Filming Joby, 1973 Photograph from TV Times, summer of 1973

“I just selected this,” novelist Stan Barstow told me, as he gave me a well-worn Pan paperback of Bright Day, “as perhaps my all time favourite novel, certainly my favourite of J.B. Priestley’s, but it’s quite a suitable subject for you as it involves ‘disenchantment with the celluloid industry’, and part of it is set in pre-World War I ‘Bruddersford’, so you should be able to get some subject matter locally.

“Also, as it happens, I believe Yorkshire TV are in the process of filming a version of it at the moment, so, if you were stuck for costumes and sets, perhaps they’d oblige.

“Don’t worry about the cover illustration, which is nothing like. The story is so beautifully constructed and flows in such a fascinating way that illustrations seem irrelevant anyway.

“Apologies for biro marks.”

Stan had used the copy when he dramatised Bright Day for a BBC Radio 4 play.
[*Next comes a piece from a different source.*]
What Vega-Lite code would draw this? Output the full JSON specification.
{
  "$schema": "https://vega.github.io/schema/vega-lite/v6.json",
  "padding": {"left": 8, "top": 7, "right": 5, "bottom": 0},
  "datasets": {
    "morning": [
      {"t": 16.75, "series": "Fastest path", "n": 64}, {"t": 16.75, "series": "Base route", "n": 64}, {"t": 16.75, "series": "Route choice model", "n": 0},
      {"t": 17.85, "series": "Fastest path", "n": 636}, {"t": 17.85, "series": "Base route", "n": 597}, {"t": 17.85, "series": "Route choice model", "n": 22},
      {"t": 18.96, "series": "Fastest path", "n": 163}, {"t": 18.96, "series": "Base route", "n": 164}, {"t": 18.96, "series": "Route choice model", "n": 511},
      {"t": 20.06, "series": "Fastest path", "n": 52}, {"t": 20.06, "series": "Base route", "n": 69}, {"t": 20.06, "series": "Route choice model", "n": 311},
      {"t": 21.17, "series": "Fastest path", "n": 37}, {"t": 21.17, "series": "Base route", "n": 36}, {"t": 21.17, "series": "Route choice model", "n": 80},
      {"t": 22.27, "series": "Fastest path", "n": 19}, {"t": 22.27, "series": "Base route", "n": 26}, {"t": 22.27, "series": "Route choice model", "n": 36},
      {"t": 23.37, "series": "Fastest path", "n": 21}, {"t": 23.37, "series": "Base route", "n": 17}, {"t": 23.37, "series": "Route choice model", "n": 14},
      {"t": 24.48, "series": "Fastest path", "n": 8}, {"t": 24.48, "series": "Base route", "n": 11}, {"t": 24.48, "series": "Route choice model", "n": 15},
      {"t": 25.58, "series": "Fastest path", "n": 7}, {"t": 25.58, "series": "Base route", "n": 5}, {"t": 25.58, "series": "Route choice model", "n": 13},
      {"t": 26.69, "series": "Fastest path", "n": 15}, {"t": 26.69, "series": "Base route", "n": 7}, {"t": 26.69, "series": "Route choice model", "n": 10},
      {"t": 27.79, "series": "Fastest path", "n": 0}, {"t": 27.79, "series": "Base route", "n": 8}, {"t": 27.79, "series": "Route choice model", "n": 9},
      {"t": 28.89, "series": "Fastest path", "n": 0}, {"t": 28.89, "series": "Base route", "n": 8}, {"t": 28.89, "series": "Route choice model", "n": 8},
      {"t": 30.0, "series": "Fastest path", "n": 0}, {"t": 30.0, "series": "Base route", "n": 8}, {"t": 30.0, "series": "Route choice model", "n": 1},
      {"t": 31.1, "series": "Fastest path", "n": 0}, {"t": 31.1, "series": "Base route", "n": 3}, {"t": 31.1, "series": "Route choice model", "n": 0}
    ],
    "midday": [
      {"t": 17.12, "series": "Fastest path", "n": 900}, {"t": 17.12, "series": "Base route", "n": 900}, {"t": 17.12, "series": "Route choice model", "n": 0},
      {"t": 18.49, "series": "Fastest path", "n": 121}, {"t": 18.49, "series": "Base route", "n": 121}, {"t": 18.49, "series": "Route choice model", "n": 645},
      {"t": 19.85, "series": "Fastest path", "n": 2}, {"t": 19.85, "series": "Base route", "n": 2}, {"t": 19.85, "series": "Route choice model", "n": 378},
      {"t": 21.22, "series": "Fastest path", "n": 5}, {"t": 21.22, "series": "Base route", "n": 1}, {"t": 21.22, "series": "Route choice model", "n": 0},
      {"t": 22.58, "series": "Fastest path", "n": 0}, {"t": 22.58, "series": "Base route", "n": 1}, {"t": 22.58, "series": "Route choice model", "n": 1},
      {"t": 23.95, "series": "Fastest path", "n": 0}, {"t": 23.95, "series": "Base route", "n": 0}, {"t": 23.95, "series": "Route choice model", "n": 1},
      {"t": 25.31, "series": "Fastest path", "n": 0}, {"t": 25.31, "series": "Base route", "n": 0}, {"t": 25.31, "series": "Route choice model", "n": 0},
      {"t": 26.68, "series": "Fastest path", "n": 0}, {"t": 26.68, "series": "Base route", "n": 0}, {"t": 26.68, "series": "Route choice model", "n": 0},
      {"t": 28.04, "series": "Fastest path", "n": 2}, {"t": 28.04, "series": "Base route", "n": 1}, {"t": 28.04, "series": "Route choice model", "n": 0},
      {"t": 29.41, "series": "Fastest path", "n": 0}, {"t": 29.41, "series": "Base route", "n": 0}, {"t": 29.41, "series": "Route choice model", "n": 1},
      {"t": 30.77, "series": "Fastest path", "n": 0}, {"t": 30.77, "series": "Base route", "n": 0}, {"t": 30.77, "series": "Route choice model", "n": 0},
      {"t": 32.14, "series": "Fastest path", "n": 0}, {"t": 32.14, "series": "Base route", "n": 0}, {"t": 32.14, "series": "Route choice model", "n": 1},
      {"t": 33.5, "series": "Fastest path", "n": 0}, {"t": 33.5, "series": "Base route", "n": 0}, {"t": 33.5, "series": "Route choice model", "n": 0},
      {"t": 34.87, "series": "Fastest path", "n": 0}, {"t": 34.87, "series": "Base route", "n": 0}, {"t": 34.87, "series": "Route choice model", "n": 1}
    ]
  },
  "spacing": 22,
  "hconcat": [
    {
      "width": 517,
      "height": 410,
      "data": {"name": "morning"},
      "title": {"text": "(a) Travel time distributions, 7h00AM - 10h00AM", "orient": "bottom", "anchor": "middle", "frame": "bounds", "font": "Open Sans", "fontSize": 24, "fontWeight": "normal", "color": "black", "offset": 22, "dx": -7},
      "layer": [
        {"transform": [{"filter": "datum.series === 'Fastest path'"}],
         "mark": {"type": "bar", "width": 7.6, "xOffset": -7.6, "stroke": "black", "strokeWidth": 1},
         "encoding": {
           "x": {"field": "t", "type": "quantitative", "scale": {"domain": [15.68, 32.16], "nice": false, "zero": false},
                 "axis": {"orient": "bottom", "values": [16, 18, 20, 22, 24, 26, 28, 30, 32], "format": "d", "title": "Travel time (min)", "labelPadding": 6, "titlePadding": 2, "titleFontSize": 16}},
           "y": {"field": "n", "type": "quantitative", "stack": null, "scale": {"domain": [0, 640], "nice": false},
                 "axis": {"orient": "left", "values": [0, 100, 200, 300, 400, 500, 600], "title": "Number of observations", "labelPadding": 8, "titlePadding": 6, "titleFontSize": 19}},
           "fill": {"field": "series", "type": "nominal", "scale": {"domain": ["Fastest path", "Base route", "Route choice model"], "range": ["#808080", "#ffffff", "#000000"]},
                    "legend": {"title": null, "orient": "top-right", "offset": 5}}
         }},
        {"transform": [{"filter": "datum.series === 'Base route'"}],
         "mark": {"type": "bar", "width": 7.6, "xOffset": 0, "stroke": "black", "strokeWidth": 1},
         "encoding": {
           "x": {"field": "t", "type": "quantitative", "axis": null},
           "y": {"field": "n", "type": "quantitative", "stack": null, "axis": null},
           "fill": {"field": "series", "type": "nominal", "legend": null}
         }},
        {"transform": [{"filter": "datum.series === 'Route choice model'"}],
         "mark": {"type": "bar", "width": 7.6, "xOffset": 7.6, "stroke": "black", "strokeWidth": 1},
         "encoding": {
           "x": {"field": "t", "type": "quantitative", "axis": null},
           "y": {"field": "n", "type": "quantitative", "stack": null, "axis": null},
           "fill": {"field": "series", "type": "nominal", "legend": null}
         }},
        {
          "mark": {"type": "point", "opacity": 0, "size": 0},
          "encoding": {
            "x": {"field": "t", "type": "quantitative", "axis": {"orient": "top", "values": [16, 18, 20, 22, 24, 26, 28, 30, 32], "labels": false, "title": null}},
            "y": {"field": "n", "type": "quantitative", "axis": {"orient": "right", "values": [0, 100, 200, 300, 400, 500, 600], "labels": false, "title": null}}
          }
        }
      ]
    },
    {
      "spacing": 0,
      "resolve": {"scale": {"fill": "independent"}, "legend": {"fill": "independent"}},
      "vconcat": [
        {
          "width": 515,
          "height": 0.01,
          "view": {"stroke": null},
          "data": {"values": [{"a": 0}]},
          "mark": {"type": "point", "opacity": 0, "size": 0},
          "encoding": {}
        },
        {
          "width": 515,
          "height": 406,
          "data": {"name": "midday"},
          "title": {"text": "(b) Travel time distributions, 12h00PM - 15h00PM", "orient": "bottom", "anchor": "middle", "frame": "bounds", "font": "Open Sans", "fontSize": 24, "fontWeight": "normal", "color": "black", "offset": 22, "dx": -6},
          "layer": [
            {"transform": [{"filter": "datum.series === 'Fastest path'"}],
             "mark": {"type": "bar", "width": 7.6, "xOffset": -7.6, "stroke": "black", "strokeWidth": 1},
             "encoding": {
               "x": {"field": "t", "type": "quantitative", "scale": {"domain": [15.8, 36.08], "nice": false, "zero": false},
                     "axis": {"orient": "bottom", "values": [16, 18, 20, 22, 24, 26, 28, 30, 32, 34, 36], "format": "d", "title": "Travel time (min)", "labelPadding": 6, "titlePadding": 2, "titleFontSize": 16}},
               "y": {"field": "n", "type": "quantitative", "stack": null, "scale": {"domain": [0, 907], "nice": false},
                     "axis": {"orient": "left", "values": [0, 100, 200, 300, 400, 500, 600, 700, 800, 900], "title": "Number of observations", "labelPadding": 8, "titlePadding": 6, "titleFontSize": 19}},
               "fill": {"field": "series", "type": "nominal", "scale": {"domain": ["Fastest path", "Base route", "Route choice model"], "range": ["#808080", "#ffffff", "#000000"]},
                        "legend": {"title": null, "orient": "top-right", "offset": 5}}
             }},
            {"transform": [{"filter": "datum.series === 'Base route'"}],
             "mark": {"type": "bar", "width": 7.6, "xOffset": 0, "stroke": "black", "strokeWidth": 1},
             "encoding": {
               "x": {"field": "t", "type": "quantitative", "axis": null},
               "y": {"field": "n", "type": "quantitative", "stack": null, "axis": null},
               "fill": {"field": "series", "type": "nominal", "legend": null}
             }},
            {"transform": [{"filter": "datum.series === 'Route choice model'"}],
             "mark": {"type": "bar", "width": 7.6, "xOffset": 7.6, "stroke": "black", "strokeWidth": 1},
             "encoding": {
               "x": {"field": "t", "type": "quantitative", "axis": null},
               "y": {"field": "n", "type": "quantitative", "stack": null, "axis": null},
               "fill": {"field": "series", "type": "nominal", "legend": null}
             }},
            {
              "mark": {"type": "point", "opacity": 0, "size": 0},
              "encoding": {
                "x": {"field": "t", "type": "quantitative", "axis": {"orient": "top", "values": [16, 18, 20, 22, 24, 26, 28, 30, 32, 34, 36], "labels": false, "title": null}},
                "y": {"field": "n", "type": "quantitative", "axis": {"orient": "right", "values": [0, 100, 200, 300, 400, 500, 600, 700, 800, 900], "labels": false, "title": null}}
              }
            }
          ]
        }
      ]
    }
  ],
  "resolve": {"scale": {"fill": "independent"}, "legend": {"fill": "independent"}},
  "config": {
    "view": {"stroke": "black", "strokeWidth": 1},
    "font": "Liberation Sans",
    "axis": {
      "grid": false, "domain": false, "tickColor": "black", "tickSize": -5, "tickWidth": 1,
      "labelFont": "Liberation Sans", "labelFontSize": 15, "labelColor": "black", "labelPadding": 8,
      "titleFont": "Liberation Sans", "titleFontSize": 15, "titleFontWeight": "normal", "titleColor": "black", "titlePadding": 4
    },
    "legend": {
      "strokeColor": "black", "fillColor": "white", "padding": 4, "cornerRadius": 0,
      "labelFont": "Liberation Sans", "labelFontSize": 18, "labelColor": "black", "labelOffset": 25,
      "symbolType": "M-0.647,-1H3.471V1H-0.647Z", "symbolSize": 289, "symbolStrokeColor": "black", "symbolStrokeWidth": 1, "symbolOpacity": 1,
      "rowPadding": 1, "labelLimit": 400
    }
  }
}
He’d met J.B.Priestley and more or less got him to admit the Bright Day was his favourite amongst all his novels.

He gave me this in the 1970s and his reference to me being disenchanted with the celluloid industry probably means that it was after my three or four months’ stint working as assistant background artist on Martin Rosen’s animated version of Watership Down in 1976. With the publication of my first book  looming, I was making efforts to put together a folio to show the range of my work, which for the past few months had consisted entirely of drawings of the interior of Cowslip’s Warren!

I loved Priestley’s description of the first room that the would-be writer in the novel sets up for himself, as I’d recently settled into a similar room, which had to serve as both studio and bedroom, in a shared flat and was enjoying attempting to start making a living from writing and illustration. I liked one of the minor characters in the story, Jock Bamiston, who ‘does nothing of any consequence’ but through it all:

‘remained cool and amused yet friendly, like a well-wisher sent to us from some other and nobler planet’.
I think that sums up the role of the illustrator pretty well: to be an amused observer.